** start SUPPLIED DATA **
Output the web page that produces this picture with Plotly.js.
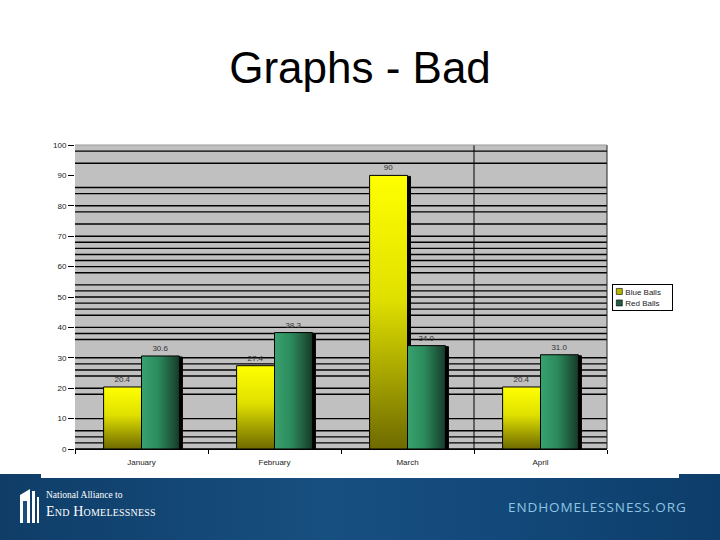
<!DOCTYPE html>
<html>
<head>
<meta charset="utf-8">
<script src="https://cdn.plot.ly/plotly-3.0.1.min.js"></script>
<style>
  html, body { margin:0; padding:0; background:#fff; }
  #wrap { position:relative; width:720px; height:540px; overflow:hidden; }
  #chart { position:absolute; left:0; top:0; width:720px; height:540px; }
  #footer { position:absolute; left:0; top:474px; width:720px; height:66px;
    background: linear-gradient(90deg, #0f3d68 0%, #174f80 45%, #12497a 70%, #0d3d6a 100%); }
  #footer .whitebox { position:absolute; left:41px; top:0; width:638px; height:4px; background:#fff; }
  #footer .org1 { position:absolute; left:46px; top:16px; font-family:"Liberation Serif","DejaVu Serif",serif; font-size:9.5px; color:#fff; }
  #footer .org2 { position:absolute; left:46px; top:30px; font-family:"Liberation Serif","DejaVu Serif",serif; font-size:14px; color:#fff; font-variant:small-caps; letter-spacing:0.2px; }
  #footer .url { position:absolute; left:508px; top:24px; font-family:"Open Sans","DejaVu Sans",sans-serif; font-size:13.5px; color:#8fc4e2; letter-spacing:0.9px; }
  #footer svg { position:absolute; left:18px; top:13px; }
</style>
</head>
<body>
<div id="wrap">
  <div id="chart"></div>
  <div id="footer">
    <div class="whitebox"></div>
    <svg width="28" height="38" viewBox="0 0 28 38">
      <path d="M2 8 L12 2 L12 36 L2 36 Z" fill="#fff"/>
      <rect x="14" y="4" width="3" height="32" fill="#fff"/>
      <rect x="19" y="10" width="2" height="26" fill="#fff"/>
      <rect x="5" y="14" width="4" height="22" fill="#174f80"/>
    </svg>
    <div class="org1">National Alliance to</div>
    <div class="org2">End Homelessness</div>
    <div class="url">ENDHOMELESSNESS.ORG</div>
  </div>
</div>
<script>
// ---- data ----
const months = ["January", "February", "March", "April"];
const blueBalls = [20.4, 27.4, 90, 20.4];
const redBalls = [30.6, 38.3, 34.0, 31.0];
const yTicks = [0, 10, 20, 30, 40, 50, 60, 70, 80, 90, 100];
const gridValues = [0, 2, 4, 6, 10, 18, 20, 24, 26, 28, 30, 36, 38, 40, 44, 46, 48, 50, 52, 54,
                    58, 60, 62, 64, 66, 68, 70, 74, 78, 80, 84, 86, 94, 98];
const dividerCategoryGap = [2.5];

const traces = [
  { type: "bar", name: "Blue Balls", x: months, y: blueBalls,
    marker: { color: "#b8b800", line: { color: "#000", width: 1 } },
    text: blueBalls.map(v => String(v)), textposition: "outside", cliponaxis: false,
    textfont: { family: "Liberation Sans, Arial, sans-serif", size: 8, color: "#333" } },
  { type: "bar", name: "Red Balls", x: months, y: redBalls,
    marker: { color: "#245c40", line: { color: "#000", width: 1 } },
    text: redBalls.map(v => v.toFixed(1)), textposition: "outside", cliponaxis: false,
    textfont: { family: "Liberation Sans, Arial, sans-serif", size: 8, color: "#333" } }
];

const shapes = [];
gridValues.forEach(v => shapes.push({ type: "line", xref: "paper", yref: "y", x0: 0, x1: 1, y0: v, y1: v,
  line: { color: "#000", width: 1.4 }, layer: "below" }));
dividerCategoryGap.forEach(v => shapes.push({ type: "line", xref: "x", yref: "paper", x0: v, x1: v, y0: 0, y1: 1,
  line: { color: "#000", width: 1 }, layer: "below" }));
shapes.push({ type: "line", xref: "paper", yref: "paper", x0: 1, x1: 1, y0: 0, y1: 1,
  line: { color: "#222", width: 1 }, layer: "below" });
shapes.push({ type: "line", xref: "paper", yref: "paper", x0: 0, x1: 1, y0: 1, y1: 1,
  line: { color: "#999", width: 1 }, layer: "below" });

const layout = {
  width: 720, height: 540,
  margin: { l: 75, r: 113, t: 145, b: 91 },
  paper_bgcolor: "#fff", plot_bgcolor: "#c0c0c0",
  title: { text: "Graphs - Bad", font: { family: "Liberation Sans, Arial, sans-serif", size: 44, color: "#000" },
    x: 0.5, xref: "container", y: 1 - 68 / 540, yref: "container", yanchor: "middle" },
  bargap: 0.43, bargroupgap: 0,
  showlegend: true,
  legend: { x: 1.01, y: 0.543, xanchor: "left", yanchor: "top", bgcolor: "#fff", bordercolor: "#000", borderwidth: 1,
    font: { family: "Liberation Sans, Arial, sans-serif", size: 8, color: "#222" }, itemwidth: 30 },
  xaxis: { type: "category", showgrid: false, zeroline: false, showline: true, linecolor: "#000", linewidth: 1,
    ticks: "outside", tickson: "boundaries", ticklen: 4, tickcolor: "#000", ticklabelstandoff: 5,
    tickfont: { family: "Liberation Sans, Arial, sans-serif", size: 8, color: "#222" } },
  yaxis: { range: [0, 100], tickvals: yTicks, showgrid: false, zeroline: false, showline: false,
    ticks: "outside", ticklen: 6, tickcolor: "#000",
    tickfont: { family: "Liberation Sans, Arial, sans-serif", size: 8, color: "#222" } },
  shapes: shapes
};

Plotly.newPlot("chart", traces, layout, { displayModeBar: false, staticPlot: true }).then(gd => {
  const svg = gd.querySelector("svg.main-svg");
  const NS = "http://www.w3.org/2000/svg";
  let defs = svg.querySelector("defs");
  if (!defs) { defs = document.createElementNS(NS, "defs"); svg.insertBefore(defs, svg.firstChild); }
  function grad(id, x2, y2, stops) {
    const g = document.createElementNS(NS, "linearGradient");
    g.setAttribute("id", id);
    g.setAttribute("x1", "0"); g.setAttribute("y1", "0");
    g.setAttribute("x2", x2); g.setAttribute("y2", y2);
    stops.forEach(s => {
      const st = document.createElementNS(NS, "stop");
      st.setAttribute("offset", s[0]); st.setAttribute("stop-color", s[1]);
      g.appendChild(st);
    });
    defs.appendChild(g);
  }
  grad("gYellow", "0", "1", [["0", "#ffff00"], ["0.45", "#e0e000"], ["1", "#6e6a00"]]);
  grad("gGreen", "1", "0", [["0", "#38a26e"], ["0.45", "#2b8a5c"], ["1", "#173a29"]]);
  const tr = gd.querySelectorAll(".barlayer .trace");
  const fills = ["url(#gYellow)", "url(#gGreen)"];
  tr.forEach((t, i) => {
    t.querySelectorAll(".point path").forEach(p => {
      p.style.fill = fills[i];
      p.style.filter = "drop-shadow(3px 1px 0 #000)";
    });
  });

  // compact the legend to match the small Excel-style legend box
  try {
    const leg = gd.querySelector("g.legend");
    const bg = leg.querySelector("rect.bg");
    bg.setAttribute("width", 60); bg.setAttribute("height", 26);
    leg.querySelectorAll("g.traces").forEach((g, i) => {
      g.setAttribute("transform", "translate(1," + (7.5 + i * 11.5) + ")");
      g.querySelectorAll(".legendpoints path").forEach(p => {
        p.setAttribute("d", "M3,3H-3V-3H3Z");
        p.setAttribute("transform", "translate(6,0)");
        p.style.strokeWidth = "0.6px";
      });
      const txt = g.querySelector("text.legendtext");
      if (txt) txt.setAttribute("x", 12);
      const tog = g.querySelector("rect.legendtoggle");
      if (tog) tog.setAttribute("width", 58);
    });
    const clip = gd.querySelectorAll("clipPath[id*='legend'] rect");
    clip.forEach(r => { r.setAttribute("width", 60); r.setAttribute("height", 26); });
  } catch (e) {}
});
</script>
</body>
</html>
** end SUPPLIED DATA **
▸ YOUR INSTRUCTIONS: Reproduce the listing exactly. Leave its pictures out.

▸ OUTPUT OF THE EXERCISE:
Output the web page that produces this picture with Plotly.js.
<!DOCTYPE html>
<html>
<head>
<meta charset="utf-8">
<script src="https://cdn.plot.ly/plotly-3.0.1.min.js"></script>
<style>
  html, body { margin:0; padding:0; background:#fff; }
  #wrap { position:relative; width:720px; height:540px; overflow:hidden; }
  #chart { position:absolute; left:0; top:0; width:720px; height:540px; }
  #footer { position:absolute; left:0; top:474px; width:720px; height:66px;
    background: linear-gradient(90deg, #0f3d68 0%, #174f80 45%, #12497a 70%, #0d3d6a 100%); }
  #footer .whitebox { position:absolute; left:41px; top:0; width:638px; height:4px; background:#fff; }
  #footer .org1 { position:absolute; left:46px; top:16px; font-family:"Liberation Serif","DejaVu Serif",serif; font-size:9.5px; color:#fff; }
  #footer .org2 { position:absolute; left:46px; top:30px; font-family:"Liberation Serif","DejaVu Serif",serif; font-size:14px; color:#fff; font-variant:small-caps; letter-spacing:0.2px; }
  #footer .url { position:absolute; left:508px; top:24px; font-family:"Open Sans","DejaVu Sans",sans-serif; font-size:13.5px; color:#8fc4e2; letter-spacing:0.9px; }
  #footer svg { position:absolute; left:18px; top:13px; }
</style>
</head>
<body>
<div id="wrap">
  <div id="chart"></div>
  <div id="footer">
    <div class="whitebox"></div>
    <svg width="28" height="38" viewBox="0 0 28 38">
      <path d="M2 8 L12 2 L12 36 L2 36 Z" fill="#fff"/>
      <rect x="14" y="4" width="3" height="32" fill="#fff"/>
      <rect x="19" y="10" width="2" height="26" fill="#fff"/>
      <rect x="5" y="14" width="4" height="22" fill="#174f80"/>
    </svg>
    <div class="org1">National Alliance to</div>
    <div class="org2">End Homelessness</div>
    <div class="url">ENDHOMELESSNESS.ORG</div>
  </div>
</div>
<script>
// ---- data ----
const months = ["January", "February", "March", "April"];
const blueBalls = [20.4, 27.4, 90, 20.4];
const redBalls = [30.6, 38.3, 34.0, 31.0];
const yTicks = [0, 10, 20, 30, 40, 50, 60, 70, 80, 90, 100];
const gridValues = [0, 2, 4, 6, 10, 18, 20, 24, 26, 28, 30, 36, 38, 40, 44, 46, 48, 50, 52, 54,
                    58, 60, 62, 64, 66, 68, 70, 74, 78, 80, 84, 86, 94, 98];
const dividerCategoryGap = [2.5];

const traces = [
  { type: "bar", name: "Blue Balls", x: months, y: blueBalls,
    marker: { color: "#b8b800", line: { color: "#000", width: 1 } },
    text: blueBalls.map(v => String(v)), textposition: "outside", cliponaxis: false,
    textfont: { family: "Liberation Sans, Arial, sans-serif", size: 8, color: "#333" } },
  { type: "bar", name: "Red Balls", x: months, y: redBalls,
    marker: { color: "#245c40", line: { color: "#000", width: 1 } },
    text: redBalls.map(v => v.toFixed(1)), textposition: "outside", cliponaxis: false,
    textfont: { family: "Liberation Sans, Arial, sans-serif", size: 8, color: "#333" } }
];

const shapes = [];
gridValues.forEach(v => shapes.push({ type: "line", xref: "paper", yref: "y", x0: 0, x1: 1, y0: v, y1: v,
  line: { color: "#000", width: 1.4 }, layer: "below" }));
dividerCategoryGap.forEach(v => shapes.push({ type: "line", xref: "x", yref: "paper", x0: v, x1: v, y0: 0, y1: 1,
  line: { color: "#000", width: 1 }, layer: "below" }));
shapes.push({ type: "line", xref: "paper", yref: "paper", x0: 1, x1: 1, y0: 0, y1: 1,
  line: { color: "#222", width: 1 }, layer: "below" });
shapes.push({ type: "line", xref: "paper", yref: "paper", x0: 0, x1: 1, y0: 1, y1: 1,
  line: { color: "#999", width: 1 }, layer: "below" });

const layout = {
  width: 720, height: 540,
  margin: { l: 75, r: 113, t: 145, b: 91 },
  paper_bgcolor: "#fff", plot_bgcolor: "#c0c0c0",
  title: { text: "Graphs - Bad", font: { family: "Liberation Sans, Arial, sans-serif", size: 44, color: "#000" },
    x: 0.5, xref: "container", y: 1 - 68 / 540, yref: "container", yanchor: "middle" },
  bargap: 0.43, bargroupgap: 0,
  showlegend: true,
  legend: { x: 1.01, y: 0.543, xanchor: "left", yanchor: "top", bgcolor: "#fff", bordercolor: "#000", borderwidth: 1,
    font: { family: "Liberation Sans, Arial, sans-serif", size: 8, color: "#222" }, itemwidth: 30 },
  xaxis: { type: "category", showgrid: false, zeroline: false, showline: true, linecolor: "#000", linewidth: 1,
    ticks: "outside", tickson: "boundaries", ticklen: 4, tickcolor: "#000", ticklabelstandoff: 5,
    tickfont: { family: "Liberation Sans, Arial, sans-serif", size: 8, color: "#222" } },
  yaxis: { range: [0, 100], tickvals: yTicks, showgrid: false, zeroline: false, showline: false,
    ticks: "outside", ticklen: 6, tickcolor: "#000",
    tickfont: { family: "Liberation Sans, Arial, sans-serif", size: 8, color: "#222" } },
  shapes: shapes
};

Plotly.newPlot("chart", traces, layout, { displayModeBar: false, staticPlot: true }).then(gd => {
  const svg = gd.querySelector("svg.main-svg");
  const NS = "http://www.w3.org/2000/svg";
  let defs = svg.querySelector("defs");
  if (!defs) { defs = document.createElementNS(NS, "defs"); svg.insertBefore(defs, svg.firstChild); }
  function grad(id, x2, y2, stops) {
    const g = document.createElementNS(NS, "linearGradient");
    g.setAttribute("id", id);
    g.setAttribute("x1", "0"); g.setAttribute("y1", "0");
    g.setAttribute("x2", x2); g.setAttribute("y2", y2);
    stops.forEach(s => {
      const st = document.createElementNS(NS, "stop");
      st.setAttribute("offset", s[0]); st.setAttribute("stop-color", s[1]);
      g.appendChild(st);
    });
    defs.appendChild(g);
  }
  grad("gYellow", "0", "1", [["0", "#ffff00"], ["0.45", "#e0e000"], ["1", "#6e6a00"]]);
  grad("gGreen", "1", "0", [["0", "#38a26e"], ["0.45", "#2b8a5c"], ["1", "#173a29"]]);
  const tr = gd.querySelectorAll(".barlayer .trace");
  const fills = ["url(#gYellow)", "url(#gGreen)"];
  tr.forEach((t, i) => {
    t.querySelectorAll(".point path").forEach(p => {
      p.style.fill = fills[i];
      p.style.filter = "drop-shadow(3px 1px 0 #000)";
    });
  });

  // compact the legend to match the small Excel-style legend box
  try {
    const leg = gd.querySelector("g.legend");
    const bg = leg.querySelector("rect.bg");
    bg.setAttribute("width", 60); bg.setAttribute("height", 26);
    leg.querySelectorAll("g.traces").forEach((g, i) => {
      g.setAttribute("transform", "translate(1," + (7.5 + i * 11.5) + ")");
      g.querySelectorAll(".legendpoints path").forEach(p => {
        p.setAttribute("d", "M3,3H-3V-3H3Z");
        p.setAttribute("transform", "translate(6,0)");
        p.style.strokeWidth = "0.6px";
      });
      const txt = g.querySelector("text.legendtext");
      if (txt) txt.setAttribute("x", 12);
      const tog = g.querySelector("rect.legendtoggle");
      if (tog) tog.setAttribute("width", 58);
    });
    const clip = gd.querySelectorAll("clipPath[id*='legend'] rect");
    clip.forEach(r => { r.setAttribute("width", 60); r.setAttribute("height", 26); });
  } catch (e) {}
});
</script>
</body>
</html>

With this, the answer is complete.